‘The Syrians are Recording their Own Death’
by Nikos Papastergiadis
When the viewfinder of the gun and the lens of the camera are aligned in deadly symmetry: the ambient perspective of contemporary civil war
In the contemporary war, the image has gained a status unprecedented in history. Never before has the story of war been told from so many angles, and been made to feel so close. This ambient perspective was powerfully presented in a work by Rabih Mroué installed at documenta 13 in 2012. The piece situates the archival nexus of documentation alongside the experience of complicity and mystery. It is situated in two rooms. The first contains a set of flicker books and audio recordings of riotous street scuffles and gunfire. You are given the task of trying to match sound and image. It is a mesmerising but ultimately futile act. The books sit inside blue inkpads, and your thumbs and fingers get stained. There are also four large photographic prints with ambiguous silhouettes that sway slightly and cast a strange flowing reflection at your feet. Opposite is an abstracted video image of a man who keeps falling. The closer you look the more you realise that each time there is a subtle change in the details – a different personal item also falls as he falls – cigarettes, phone, lighter.
In the second room there is a video lecture by the artist entitled The Pixelated Revolution. It commences with the comment that inspired the project: “The Syrians are recording their own death.” Mroué explains that he has been investigating the phenomenon of people recording the violence of the civil war on their mobile phones, and that he is fascinated with a perplexing instance in which the witness with the camera comes into eye contact with a person whose rifle is pointing straight at his body. The viewfinder of the gun and the lens of the camera are aligned in deadly symmetry. Remarkably, the unarmed civilian continues recording, remains stationary and is shot dead.
This dreadful event provokes many questions. Was it a futile act of sacrifice, an expression of immunity of the virtual from the real, an opportunity for photography to reveal the truth – to discover that fabled last image that was captured on the witness’s retina, can art make justice? Mroué becomes obsessed with these questions. He replays the scene countless times. He isolates the frames and analyses each detail like a scientist. He then comes to the conclusion that the exact, or what he calls the “vital” moment of the occurrence of death, is not visible to the naked eye. It can only be seen as a blank: a void. This seems like a reasonable conclusion, but then he makes a truly astonishing aesthetic proposition on the invisibility of the vital scene: “The vital moment is stretched in two dimensions simultaneously, towards life and death.”
In an ambient space, information has no clear beginning or point of termination. Data is received not just along multiple tracks of delivery, but through unpredictable and almost indiscernible sources. Where do these bits and pieces of information come from, where are they heading, when do they end? According to Scott Lash, information is assembled in “a succession of jolts as ‘nows’”. It is neither structured through the fusing of the local story within a hierarchy of known archetypes, nor is the part lifted out of its own context to confront a negative outside space.
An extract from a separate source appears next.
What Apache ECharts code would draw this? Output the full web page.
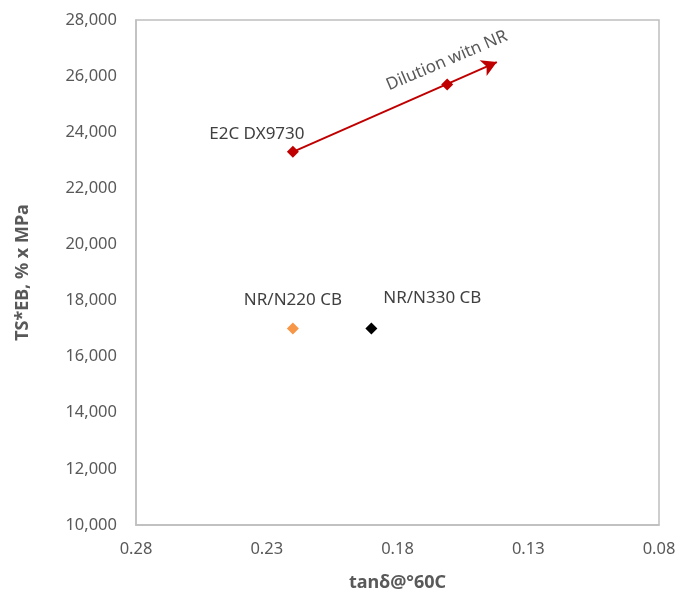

In an essay called “Being After Time: Towards a Politics of Melancholy” in Time and Value (1998), Lash argued that information now circulates in an ambience “overwhelmed by the violence of the rush of images, of events, of commodities in the city”. In the contemporary context this means that perspective needs to be grasped not from a singular position but through a mode of ambient awareness. This kind of awareness cannot be defined by a clear point of origin within prescribed boundaries. It is instead formed in the accumulation of ‘bits’ of information and through the relationships between participants and their objects in the ‘clouds’ of complex information systems.